Postoperatively, mitotane monotherapy was initially started to address residual disease taking patient preference for avoidance of chemotherapy into account. Based on clinical experience and low-quality evidence, adjuvant mitotane is recommended to treat advanced ACC which has a high risk of recurrence.1 Treatment with mitotane is ideally titrated to achieve therapeutic mitotane levels of 14-20 µg/ml.1 Our approach was to increase the dose of mitotane over two weeks to the highest tolerated dose; however, the lack of availability of the drug hindered the patient from adhering to the advised dose. As mitotane levels were not measured, it is uncertain if the patient achieved recommended therapeutic blood levels. Therapeutic blood levels of mitotane have been documented with doses as low as 1-2 g/day8 thus, it is possible that the administration of adjuvant mitotane played a significant role in slowing down the progression of the disease.

Our patient was off all medications for almost four years, the greater part of the documented survival. During this period, he developed only a slight increase in the number and size of pulmonary metastases with hepatic lesions remaining stable. Thus, the stage 4 ACC tumour afflicting our patient progressed quite indolently even without treatment. This is likely due, in large part, to the mitotic index <20 per 50 HPF. This claim is substantiated by the fact that a mitotic rate <20 per 50 HPF was the only known prognostic factor in relative agreement to the observed prognosis of unexpectedly prolonged survival despite suboptimal adherence to therapy and inconsistent follow-up. However, there are factors that affect prognosis that remain unknown in our patient, such as genetic mutations and molecular signatures.

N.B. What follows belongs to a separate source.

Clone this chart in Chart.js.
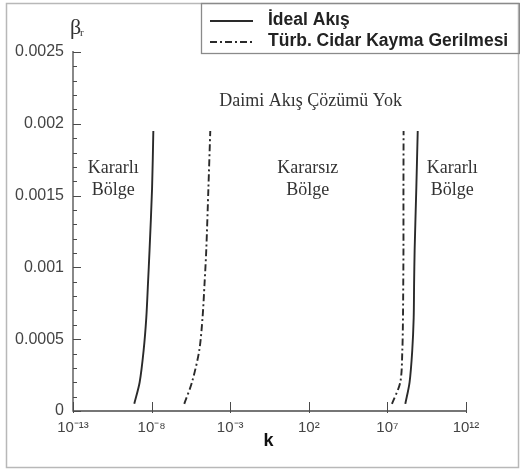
<!DOCTYPE html>
<html>
<head>
<meta charset="utf-8">
<script src="https://cdn.jsdelivr.net/npm/chart.js@4"></script>
<style>
  html, body { margin: 0; padding: 0; background: #fff; }
  #wrap { width: 520px; height: 472px; position: relative; }
</style>
</head>
<body>
<div id="wrap"><canvas id="c" width="520" height="472"></canvas></div>
<script>
// ---- data ----
const betaValues = [0.00005, 0.0002, 0.00042, 0.00065, 0.00089, 0.00112, 0.00155, 0.00195];
const idealLeftK  = [7.9e-10, 1.74e-9, 3.1e-9, 4.6e-9, 5.9e-9, 7.4e-9, 1.07e-8, 1.29e-8];
const idealRightK = [1.38e8, 2.57e8, 3.8e8, 4.7e8, 5.0e8, 5.4e8, 6.9e8, 8.5e8];
const turbLeftK   = [1.2e-6, 3.7e-6, 1.07e-5, 1.74e-5, 2.34e-5, 3.0e-5, 4.1e-5, 5.4e-5];
const turbRightK  = [1.95e7, 6.6e7, 8.9e7, 9.8e7, 1.02e8, 1.05e8, 1.05e8, 1.07e8];

const seriesNames = ['İdeal Akış', 'Türb. Cidar Kayma Gerilmesi'];
const xTickValues = [1e-13, 1e-8, 1e-3, 1e2, 1e7, 1e12];
const xTickLabels = ['10⁻¹³', '10⁻⁸', '10⁻³', '10²', '10⁷', '10¹²'];
const yTickValues = [0, 0.0005, 0.001, 0.0015, 0.002, 0.0025];
const yTickLabels = ['0', '0.0005', '0.001', '0.0015', '0.002', '0.0025'];
const annotations = [
  { text: ['Daimi Akış Çözümü Yok'], k: 1.3e2, b: 0.00216 },
  { text: ['Kararlı', 'Bölge'], k: 3.6e-11, b: 0.00169 },
  { text: ['Kararsız', 'Bölge'], k: 8.7e1, b: 0.00169 },
  { text: ['Kararlı', 'Bölge'], k: 1.35e11, b: 0.00169 }
];

function branchPoints(left, right) {
  const pts = left.map((k, i) => ({ x: k, y: betaValues[i] }));
  pts.push({ x: 1, y: null });
  right.forEach((k, i) => pts.push({ x: k, y: betaValues[i] }));
  return pts;
}

const AXIS = '#4a4a4a';

const framePlugin = {
  id: 'frame',
  beforeDraw(chart) {
    const ctx = chart.ctx;
    ctx.save();
    ctx.fillStyle = '#fff';
    ctx.fillRect(0, 0, chart.width, chart.height);
    ctx.strokeStyle = '#b8b8b8';
    ctx.lineWidth = 1.5;
    ctx.strokeRect(6.5, 3.5, 512, 464);
    ctx.restore();
  },
  afterDraw(chart) {
    const ctx = chart.ctx;
    const xs = chart.scales.x, ys = chart.scales.y;
    const left = xs.left, right = xs.right;
    const top = ys.getPixelForValue(0.0025), bottom = ys.getPixelForValue(0);
    ctx.save();
    ctx.strokeStyle = AXIS;
    ctx.lineWidth = 1.3;
    ctx.beginPath();
    ctx.moveTo(left, top - 1); ctx.lineTo(left, bottom);
    ctx.lineTo(right, bottom);
    ctx.stroke();
    // y ticks (inward)
    ctx.lineWidth = 1;
    for (let i = 0; i <= 25; i++) {
      const y = Math.round(ys.getPixelForValue(i * 0.0001)) + 0.5;
      const len = (i % 5 === 0) ? 8 : 4;
      ctx.beginPath(); ctx.moveTo(left, y); ctx.lineTo(left + len, y); ctx.stroke();
    }
    // x ticks
    xTickValues.forEach(v => {
      const x = Math.round(xs.getPixelForValue(v)) + 0.5;
      ctx.beginPath(); ctx.moveTo(x, bottom - 9); ctx.lineTo(x, bottom + 2); ctx.stroke();
    });
    // annotations
    ctx.fillStyle = '#333';
    ctx.textAlign = 'center';
    ctx.textBaseline = 'middle';
    annotations.forEach(a => {
      const px = xs.getPixelForValue(a.k), py = ys.getPixelForValue(a.b);
      ctx.font = '18px "Liberation Serif", "Times New Roman", serif';
      a.text.forEach((t, j) => ctx.fillText(t, px, py + j * 22));
    });
    // axis titles
    ctx.font = 'bold 18px "Liberation Sans", Arial, sans-serif';
    ctx.fillStyle = '#111';
    ctx.fillText('k', 268.5, 441);
    ctx.font = '22px "Liberation Serif", serif';
    ctx.fillStyle = '#333';
    ctx.textAlign = 'left';
    ctx.fillText('β', 70, 28);
    ctx.font = '11px "Liberation Serif", serif';
    ctx.fillText('r', 80, 33);
    // legend
    ctx.strokeStyle = '#8a8a8a';
    ctx.lineWidth = 1.3;
    ctx.strokeRect(201.5, 3.5, 318, 50);
    chart.data.datasets.forEach((ds, i) => {
      const y = 21 + i * 21;
      ctx.save();
      ctx.strokeStyle = ds.borderColor;
      ctx.lineWidth = ds.borderWidth;
      ctx.setLineDash(ds.borderDash || []);
      ctx.beginPath(); ctx.moveTo(210, y); ctx.lineTo(253, y); ctx.stroke();
      ctx.restore();
      ctx.fillStyle = '#222';
      ctx.font = 'bold 17.5px "Liberation Sans", Arial, sans-serif';
      ctx.textAlign = 'left';
      ctx.fillText(ds.label, 268, y - 1);
    });
    ctx.restore();
  }
};

new Chart(document.getElementById('c'), {
  type: 'scatter',
  data: {
    datasets: [
      {
        label: seriesNames[0],
        data: branchPoints(idealLeftK, idealRightK),
        showLine: true, borderColor: '#2a2a2a', borderWidth: 1.9,
        pointRadius: 0, tension: 0.3, spanGaps: false
      },
      {
        label: seriesNames[1],
        data: branchPoints(turbLeftK, turbRightK),
        showLine: true, borderColor: '#2a2a2a', borderWidth: 1.9,
        borderDash: [7, 3, 2, 3],
        pointRadius: 0, tension: 0.3, spanGaps: false
      }
    ]
  },
  options: {
    responsive: false,
    animation: false,
    layout: { padding: { left: 0, top: 52, right: 54, bottom: 0 } },
    plugins: { legend: { display: false }, tooltip: { enabled: false } },
    scales: {
      x: {
        type: 'logarithmic', min: 1e-13, max: 1e12,
        border: { display: false },
        grid: { display: false, drawTicks: false },
        afterBuildTicks(scale) { scale.ticks = xTickValues.map(v => ({ value: v })); },
        afterFit(scale) { scale.height = 61; },
        ticks: {
          autoSkip: false, maxRotation: 0, padding: 8,
          color: '#444', font: { family: '"Liberation Sans", Arial, sans-serif', size: 15 },
          callback: (v, i) => xTickLabels[i]
        }
      },
      y: {
        min: 0, max: 0.0025,
        border: { display: false },
        grid: { display: false, drawTicks: false },
        afterBuildTicks(scale) { scale.ticks = yTickValues.map(v => ({ value: v })); },
        afterFit(scale) { scale.width = 73; },
        ticks: {
          padding: 9, color: '#444',
          font: { family: '"Liberation Sans", Arial, sans-serif', size: 16 },
          callback: (v, i) => yTickLabels[i]
        }
      }
    }
  },
  plugins: [framePlugin]
});
</script>
</body>
</html>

A few case reports have reported of stage 4 ACC with prolonged survival.9-15Most of these reports do not mention tumour grade; however, in those that do mention, most patients had low-grade disease on histology. An analysis of 124 patients examining predictors of outcome in ACC found mitotic index, presence of distant metastases at presentation and adjacent organ invasion, to be independent predictors of survival. Among these, only the mitotic index predicted survival across all tumour stages.2 A retrospective review of 91 patients with ACC compared low-grade to high-grade tumours within each of the 4 stages of ACC. A statistically significant difference in time to recurrence and survival was seen within stage 2 tumours when comparing low-grade to high-grade tumours. Patients having low-grade tumours survived longer and had recurrence later. The authors of that study proposed a modification to the ENSAT staging system that incorporated tumour grade.16




This case report indicates that low tumour grade most likely contributed to prolonged survival of our patient and may be a predictor of prolonged prognosis in stage 4 ACC. As such, it adds to the case for including histological grade in prognostication and therapeutic decision-making of adrenocortical carcinoma.


Disclaimer: Patient's consent was taken for publication of this case report. The abstract of this case report was presented as an e-poster in the 28th Annual Scientific and Clinical Congress American Association of Clinical Endocrinologists (AACE) on 27/04/2019 (poster number 33).


Conflict of Interest: None to declare.


Funding Disclosure: None to declare.